FIM DA ESTABILIDADE: os atuais servidores permanecerão com o direito à estabilidade. Com a PEC aprovada, só irão adquiri-la os servidores providos no cargo típico de Estado, após o período de experiência e com desempenho satisfatório.
FÉRIAS DE TRINTA DIAS: a PEC 32/2020 prevê a vedação da concessão de “férias, incluído o período de recesso, em período superior a trinta dias pelo período aquisitivo de um ano”. Sabe-se que as férias do professor, de 45 dias, não é um direito previsto na Constituição Federal. No âmbito da rede estadual está contido no art. 47 do Estatuto do Magistério – Lei nº 5.351/1986. Em diversos municípios, em que não há essa previsão em leis locais, os gestores recusam-se em concedê-las por esse período, sendo efetivada apenas por força de decisão judicial. Não é difícil imaginar o que vem por aí na pós-reforma, envolvendo esse direito.
DIRETOR DE ESCOLA: há casos em que o diretor de escola se constitui em uma função gratificada, como na rede estadual; em outros, de cargo em comissão. Sem a reforma, esta já é uma questão complicada, em que prefeitos se negam a promover eleições direta para diretor de escola, inclusive, através de questionamento judicial. Desconsideram, inclusive, o princípio da gestão democrática do ensino público, que continuará em vigor. A partir da reforma, esse cargo poderá ser exercido por servidores de “liderança e assessoramento”, para exercerem, inclusive, o cargo ou função de diretor de escola.
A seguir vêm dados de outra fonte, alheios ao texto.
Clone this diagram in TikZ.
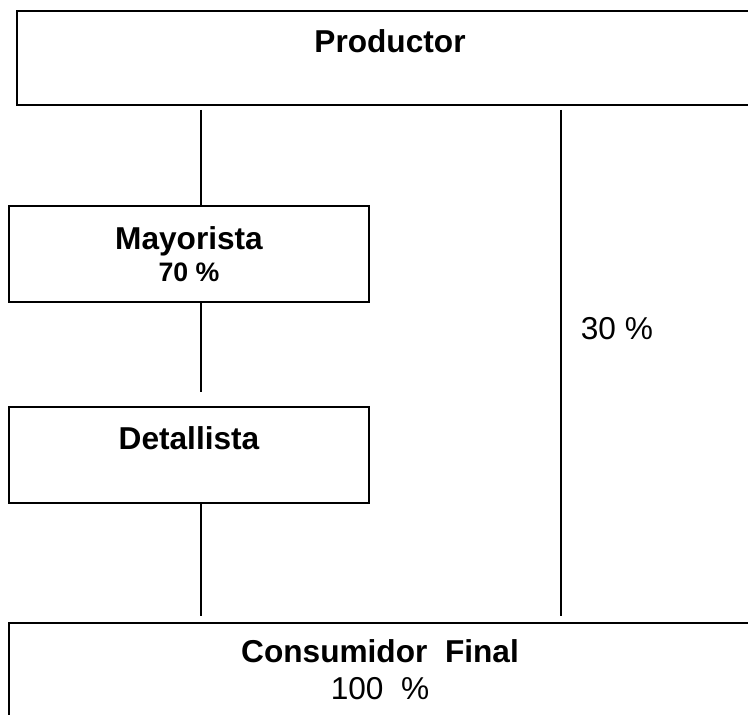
\documentclass[tikz,border=0pt]{standalone}
\usepackage{fontspec}
\setmainfont{Liberation Sans}

\begin{document}
\begin{tikzpicture}[line width = 1.2pt,
                    level/.style   = {rectangle, draw, fill = white, inner sep = 0pt, align = center,
                                      font = \fontsize{22.5}{24}\selectfont\bfseries},
                    share/.style   = {inner sep = 0pt, font = \fontsize{22.5}{24}\selectfont}
                    ]
    \clip (0, 0) rectangle (18.7, 17.875);

    \node[level, minimum width = 18.65cm, minimum height = 2.35cm] (prod) at (9.75, 16.425) {Productor\\\mbox{}};
    \node[level, minimum width = 9cm, minimum height = 2.4cm] (may) at (4.725, 11.525) {Mayorista\\[-1pt]{\fontsize{19}{24}\selectfont 70 \%}};
    \node[level, minimum width = 9cm, minimum height = 2.4cm] (det) at (4.725, 6.5) {Detallista\\\mbox{}};
    \node[level, minimum width = 18.55cm, minimum height = 2.35cm] (cons) at (9.5, 1.125) {Consumidor~~Final\\[2.5pt]{\mdseries 100~~\%}};

    \coordinate (direct) at (14.025, 9);
    \node[share, anchor = base west] (pdirect) at (14.5, 9.375) {30 \%};

    \draw[shorten <= 1mm] ([xshift = 3mm]may.north |- prod.south) -- ([xshift = 3mm]may.north);
    \draw[shorten >= 3.5mm] ([xshift = 3mm]may.south) -- ([xshift = 3mm]det.north);
    \draw[shorten >= 1.5mm] ([xshift = 3mm]det.south) -- ([xshift = 3mm]det.south |- cons.north);
    \draw[shorten <= 1mm, shorten >= 1.5mm] (direct |- prod.south) -- (direct |- cons.north);
\end{tikzpicture}
\end{document}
Os diretores de escola poderão ser, a depender do governo, pessoas politicamente de sua confiança.
PISO PROFISSIONAL DO MAGISTÉRIO: o piso salarial profissional nacional para os profissionais do magistério (art. 206, VIII, da CF/88), nos termos de lei federal (Lei nº 11.738/2008), continuará em vigor, uma vez que não foi alcançado pela PEC 32/2020.
APOSENTADORIA: a PEC 32/2020 não dispõe sobre aposentadoria. Somente em raríssimos casos, como quando veda a aposentadoria compulsória como modalidade de punição, abrangendo, no máximo, os magistrados. Até porque o sistema de previdência social já foi devastado pela recente Reforma da Previdência, através da Emenda Constitucional 103/2019.
Se a PEC 32/2020 for aprovada, estas serão algumas das consequências na vida funcional dos profissionais do magistério – e dos servidores da atividade meio, de um modo geral.
Outras certamente poderão ser identificadas nas entrelinhas da Reforma, que não é pequena. São 11 artigos reformados, 27 trechos alterados e 87 incluídos. Isto tudo somente na PEC 32/2020. Para completá-la, estão previstas duas leis complementares e seis leis ordinárias.
Tomar conhecimento do conteúdo da Reforma Administrativa, antes de sua aprovação pelo Congresso Nacional, é um dever dos que possuem compromisso com a Administração Pública, especialmente dos servidores públicos, para que não sejam vítimas apenas da concepção ideológica a qual se reveste, mas, sobretudo, dos comandos normativos que virão impiedosamente impor um novo paradigma institucional.
Walmir Brelaz – Consultor jurídico do Sintepp.